A friend of mine grows his interspersed with hostas, especially some of the new, smaller American cultivars. They like the same soil and condition, and the hostas camouflage the hellebores during their off season.
I find this a rather nerve-racking arrangement. Hostas grow like cabbages in Shetland, displaying double the vigour of the most enthusiastic hellebores and such a planting would have to be closely monitored and interfered with frequently. I’m also not too sure about those new Americans. They would have to be exceptionally deserving plants to persuade me to grow something called˜Elvis Lives’ or˜Christmas Is’, in my garden.
Lenten roses are evergreen, and April is a good month to rid them of their tattered, overwintered leaves. Walking around the garden with a pair of well-sharpened secateurs is always a highly conducive exercise.
Garden ferns need a good going over now, before their new fronds start to unfurl and make the removal of the old an arduous and complicated task. Some of the polystichums in my garden have convex crowns that get filled with all sorts of debris. Cleaning them of rotting leaves and dropped pine needles leaves a perfect bird’s nest, filled with the pastel green eggs of tightly curled young fronds.
In Phyllitis scolopendrium, the hart’s tongue fern, the new fronds nestle at ground level, hidden among the old like ever so many pale snails. This fern has glossy, entire fronds, and is easily grown in a scraping of soil, in any odd corner, where it makes a handsome feature all year round.
Ornamental grasses, especially the sedges, benefit from a short back and sides now. Shorn back to a fraction of their height, they are soon stimulated into vibrant new growth. Old clumps can be lifted, divided and replanted to give them increased vigour and a new lease of life.
I have a broad band of variegated woodrush bordering a path and value it as the easiest and best weed-suppressing thing in my garden. It is an undemanding and handsome plant, but is hardly ever noticed by garden visitors. Just before it bursts into new, pale green growth, I give it a good going over with the garden shears in April to smarten it up and to keep it within its allotted space.

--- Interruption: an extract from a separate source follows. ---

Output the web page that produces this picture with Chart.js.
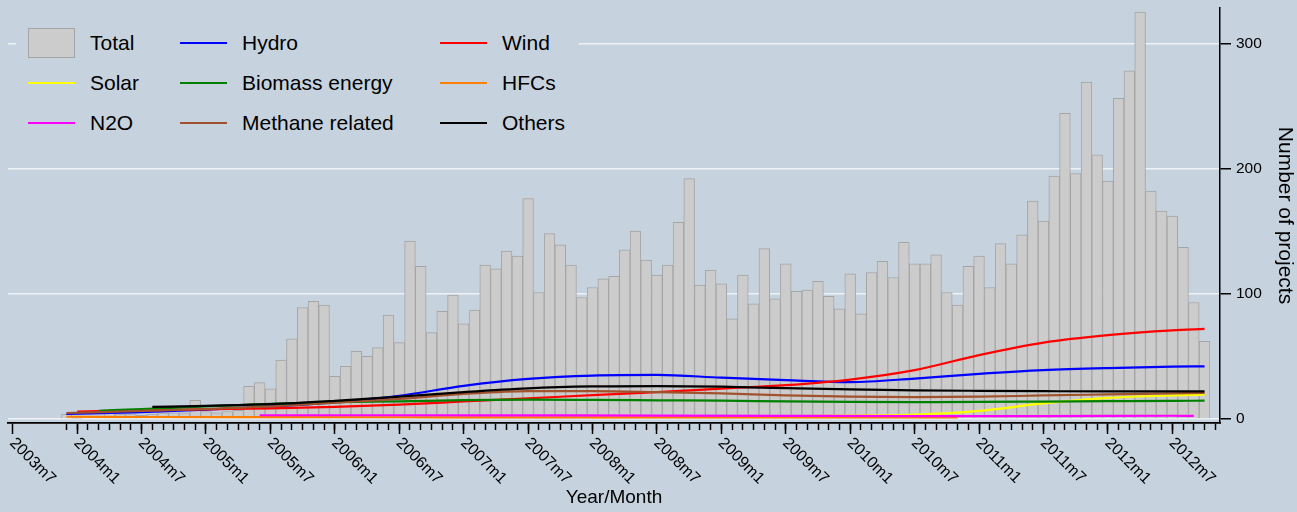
<!DOCTYPE html>
<html>
<head>
<meta charset="utf-8">
<script src="https://cdn.jsdelivr.net/npm/chart.js@4.4.1/dist/chart.umd.min.js"></script>
<style>
  html, body { margin: 0; padding: 0; background: #c6d3df; }
  #wrap { position: relative; width: 1297px; height: 512px; }
  #legend {
    position: absolute; left: 16px; top: 23px; width: 551px; height: 120px;
    padding-left: 12px; background: #c6d3df;
    display: grid; grid-template-columns: 152px 260px 139px; grid-auto-rows: 40px;
    font: 21px "Liberation Sans", Arial, sans-serif; color: #000;
  }
  .item { display: flex; align-items: center; white-space: nowrap; }
  .sym { width: 47px; margin-right: 15px; flex: none; box-sizing: border-box; }
</style>
</head>
<body>
<div id="wrap">
  <canvas id="chart" width="1297" height="512"></canvas>
  <div id="legend"></div>
</div>
<script>
// axis labels
const xTickLabels = ['2003m7', '2004m1', '2004m7', '2005m1', '2005m7', '2006m1', '2006m7', '2007m1', '2007m7',
  '2008m1', '2008m7', '2009m1', '2009m7', '2010m1', '2010m7', '2011m1', '2011m7', '2012m1', '2012m7'];
const yTicks = [0, 100, 200, 300];

// monthly number of projects, 2003m12 .. 2012m10
const firstBarMonth = '2003m12';
const total = [4, 2, 0, 0, 7, 4, 4, 3, 4, 5, 5, 5, 15, 6, 5, 6, 7,
  26, 29, 24, 47, 64, 89, 94, 91, 34, 42, 54, 50, 57, 83, 61,
  142, 122, 69, 86, 99, 76, 87, 123, 120, 134, 130, 176, 101, 148,
  139, 123, 97, 105, 112, 114, 135, 150, 127, 115, 123, 157, 192,
  107, 119, 108, 80, 115, 92, 136, 96, 124, 102, 103, 110, 98, 88,
  116, 84, 117, 126, 113, 141, 124, 124, 131, 101, 91, 122, 130,
  105, 140, 124, 147, 174, 158, 194, 244, 196, 269, 211, 190, 256,
  278, 325, 182, 166, 162, 137, 93, 62];

// smoothed series by project type [month, value]
const hydro = [['2003m12', 4], ['2004m7', 5.5], ['2005m1', 7.5], ['2005m7', 10], ['2006m1', 13.3], ['2006m7', 18.5],
  ['2007m1', 26.5], ['2007m7', 32], ['2008m1', 34.7], ['2008m7', 35.2], ['2009m1', 33], ['2009m7', 31],
  ['2010m1', 29.5], ['2010m7', 32.3], ['2011m1', 36], ['2011m7', 39], ['2012m1', 40.7], ['2012m7', 41.8], ['2012m10', 42]];
const wind = [['2004m1', 6], ['2004m7', 6.8], ['2005m1', 7.7], ['2005m7', 8.5], ['2006m1', 9.7], ['2006m7', 11.5],
  ['2007m1', 14], ['2007m7', 16.5], ['2008m1', 19], ['2008m7', 21.5], ['2009m1', 24.3], ['2009m7', 27],
  ['2010m1', 31.5], ['2010m7', 39], ['2011m1', 51], ['2011m7', 61], ['2012m1', 67], ['2012m7', 70.8], ['2012m10', 71.9]];
const solar = [['2008m1', 1.5], ['2009m1', 1.8], ['2009m7', 2.2], ['2010m1', 2.7], ['2010m7', 3.5], ['2011m1', 6.5],
  ['2011m7', 12.5], ['2012m1', 16.8], ['2012m7', 18.8], ['2012m10', 19.4]];
const biomass = [['2004m3', 6.5], ['2004m7', 8], ['2005m1', 10], ['2005m7', 12], ['2006m1', 13.4], ['2006m7', 14.1],
  ['2007m1', 15], ['2007m7', 15.4], ['2008m1', 15.2], ['2008m7', 14.9], ['2009m1', 14.6], ['2009m7', 14],
  ['2010m1', 13.6], ['2010m7', 13.5], ['2011m1', 13.6], ['2011m7', 13.9], ['2012m1', 14.2], ['2012m7', 14.5], ['2012m10', 14.6]];
const hfcs = [['2003m12', 1.8], ['2004m7', 1.6], ['2005m7', 1.5], ['2006m7', 1.4], ['2007m7', 1.3], ['2008m7', 1.3],
  ['2009m7', 1.3], ['2010m7', 1.2], ['2010m11', 1.2]];
const n2o = [['2005m6', 3], ['2006m7', 3], ['2007m7', 2.9], ['2008m7', 2.7], ['2009m7', 2.5], ['2010m7', 2.3],
  ['2011m7', 2.3], ['2012m7', 2.6], ['2012m9', 2.5]];
const methane = [['2003m12', 4.8], ['2004m7', 6.5], ['2005m1', 8], ['2005m7', 10], ['2006m1', 13], ['2006m7', 16],
  ['2007m1', 20], ['2007m7', 22.3], ['2008m1', 22.3], ['2008m7', 21.5], ['2009m1', 20.4], ['2009m7', 18.8],
  ['2010m1', 17.8], ['2010m7', 17.4], ['2011m1', 17.8], ['2011m7', 18.8], ['2012m1', 19.6], ['2012m7', 20.4], ['2012m10', 20.8]];
const others = [['2004m8', 9.6], ['2005m1', 10.5], ['2005m7', 11.8], ['2006m1', 14.5], ['2006m7', 17.8], ['2007m1', 21.5],
  ['2007m7', 24.5], ['2008m1', 26], ['2008m7', 26.3], ['2009m1', 25.8], ['2009m7', 24.6], ['2010m1', 23.6],
  ['2010m7', 22.9], ['2011m1', 22.5], ['2011m7', 22.2], ['2012m1', 22], ['2012m7', 22], ['2012m10', 22]];

// months counted from 2003m7
const monthIndex = (s) => {
  const [y, m] = s.split('m').map(Number);
  return (y - 2003) * 12 + (m - 7);
};
const toPoints = (arr) => arr.map(([m, v]) => ({ x: monthIndex(m), y: v }));

const FONT = '"Liberation Sans", Arial, sans-serif';
Chart.defaults.font.family = FONT;
Chart.defaults.color = '#000';

const firstIdx = monthIndex(firstBarMonth);
const lastAxisIdx = firstIdx + total.length; // one month past the last bar
const minorTicks = [];
for (let i = firstIdx; i <= lastAxisIdx; i++) minorTicks.push(i);

const lineSet = (label, arr, color, order) => ({
  type: 'line', label, data: toPoints(arr), borderColor: color, backgroundColor: color,
  borderWidth: 2.2, pointRadius: 0, cubicInterpolationMode: 'monotone', fill: false, order
});

const xRange = { min: -0.44, max: lastAxisIdx + 0.44 };

// rotated month labels, reading down to the right from each tick
const tickLabelPlugin = {
  id: 'tickLabels',
  afterDraw(chart) {
    const s = chart.scales.x;
    const ctx = chart.ctx;
    ctx.save();
    ctx.font = '16px ' + FONT;
    ctx.fillStyle = '#000';
    ctx.textAlign = 'left';
    ctx.textBaseline = 'top';
    xTickLabels.forEach((lab) => {
      const px = s.getPixelForValue(monthIndex(lab));
      ctx.save();
      ctx.translate(px + 5, s.top + 12);
      ctx.rotate(Math.PI / 4);
      ctx.fillText(lab, 0, 0);
      ctx.restore();
    });
    ctx.restore();
  }
};

const chart = new Chart(document.getElementById('chart'), {
  type: 'bar',
  data: {
    datasets: [
      {
        type: 'bar', label: 'Total',
        data: total.map((v, i) => ({ x: firstIdx + i, y: v })),
        backgroundColor: '#cccccc', borderColor: '#a5a5a5', borderWidth: 1,
        barPercentage: 1, categoryPercentage: 1, order: 100
      },
      lineSet('Hydro', hydro, '#0000ff', 8),
      lineSet('Wind', wind, '#ff0000', 7),
      lineSet('Solar', solar, '#ffff00', 6),
      lineSet('Biomass energy', biomass, '#008000', 5),
      lineSet('HFCs', hfcs, '#ff7f00', 4),
      lineSet('N2O', n2o, '#ff00ff', 3),
      lineSet('Methane related', methane, '#a0522d', 2),
      lineSet('Others', others, '#000000', 1)
    ]
  },
  options: {
    responsive: false,
    devicePixelRatio: 1,
    animation: false,
    events: [],
    layout: { padding: { left: 8, top: 8, right: 0, bottom: 0 } },
    plugins: { legend: { display: false }, tooltip: { enabled: false } },
    scales: {
      xMajor: {
        type: 'linear', position: 'bottom', weight: 0, ...xRange, offset: false,
        afterBuildTicks: (s) => { s.ticks = xTickLabels.map((l) => ({ value: monthIndex(l) })); },
        ticks: { display: false },
        grid: { drawOnChartArea: false, offset: false, tickLength: 11, tickWidth: 1.5, tickColor: '#000' },
        border: { color: '#000', width: 1.5 },
        afterFit: (s) => { s.height = 0; s.paddingLeft = 0; s.paddingRight = 0; }
      },
      x: {
        type: 'linear', position: 'bottom', weight: 1, ...xRange, offset: false,
        afterBuildTicks: (s) => { s.ticks = minorTicks.map((v) => ({ value: v })); },
        ticks: { display: false },
        grid: { drawOnChartArea: false, offset: false, tickLength: 7, tickWidth: 1.5, tickColor: '#000' },
        border: { color: '#000', width: 1.5 },
        title: { display: true, text: 'Year/Month', font: { size: 19 }, color: '#000', padding: { top: 0, bottom: 3 } },
        afterFit: (s) => { s.height = 89; s.paddingLeft = 0; s.paddingRight = 0; }
      },
      y: {
        type: 'linear', position: 'right', min: -3.2, max: 328.2,
        afterBuildTicks: (s) => { s.ticks = yTicks.map((v) => ({ value: v })); },
        ticks: { font: { size: 15.5 }, color: '#000', padding: 5 },
        grid: { color: '#eef2f6', lineWidth: 1.5, tickLength: 11, tickWidth: 1.5, tickColor: '#000' },
        border: { color: '#000', width: 1.5 },
        title: { display: true, text: 'Number of projects', font: { size: 21 }, color: '#000', padding: { top: 0, bottom: 0 } },
        afterFit: (s) => { s.width = 77; s.paddingTop = 0; s.paddingBottom = 0; }
      }
    }
  },
  plugins: [tickLabelPlugin]
});

// legend in three columns, filled row by row
const legendEl = document.getElementById('legend');
chart.data.datasets.forEach((ds) => {
  const item = document.createElement('div');
  item.className = 'item';
  const sym = document.createElement('span');
  sym.className = 'sym';
  if (ds.type === 'bar') {
    sym.style.height = '30px';
    sym.style.background = ds.backgroundColor;
    sym.style.border = '1px solid ' + ds.borderColor;
  } else {
    sym.style.height = '2px';
    sym.style.background = ds.borderColor;
  }
  const txt = document.createElement('span');
  txt.textContent = ds.label;
  item.appendChild(sym);
  item.appendChild(txt);
  legendEl.appendChild(item);
});
</script>
</body>
</html>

We are told that evergreen shrubs, especially those of doubtful hardiness, should never be pruned before May, or until all danger of frost has passed. That may well be so, but in my case May is far too busy a month for incidental pruning, which means the job gets left from year to year and, as a consequence, many of my hebes look much the worse for wear.
Some hebes tend towards legginess, which means they carry most of their foliage towards the top of the plants, leaving the lower regions bare. For the inexperienced gardener, cutting all the top growth, and therefore all the leaves off a hebe (shrubby veronica), leaving nothing but bare stumps, must be a daunting prospect. Take courage, the plant will refurbish and look all the better for it in the months to come.
Buddlejas, unless pruned hard annually, all too easily get out of hand and tend to carry their flowers high up in the bush, too high to appreciate without the help of a step ladder or, in the case of a very large specimen, a helicopter. Cut back all of last year’s flowering wands to the lowest pair of leaves or leaf buds you can find, and you should be able to enjoy blooms at head height or even slightly below.
These rounds with a pair of secateurs are always highly satisfactory, and bring instant gratification. The garden looks almost impossibly well groomed as a result. The only ill-groomed thing in it“ is the gardener.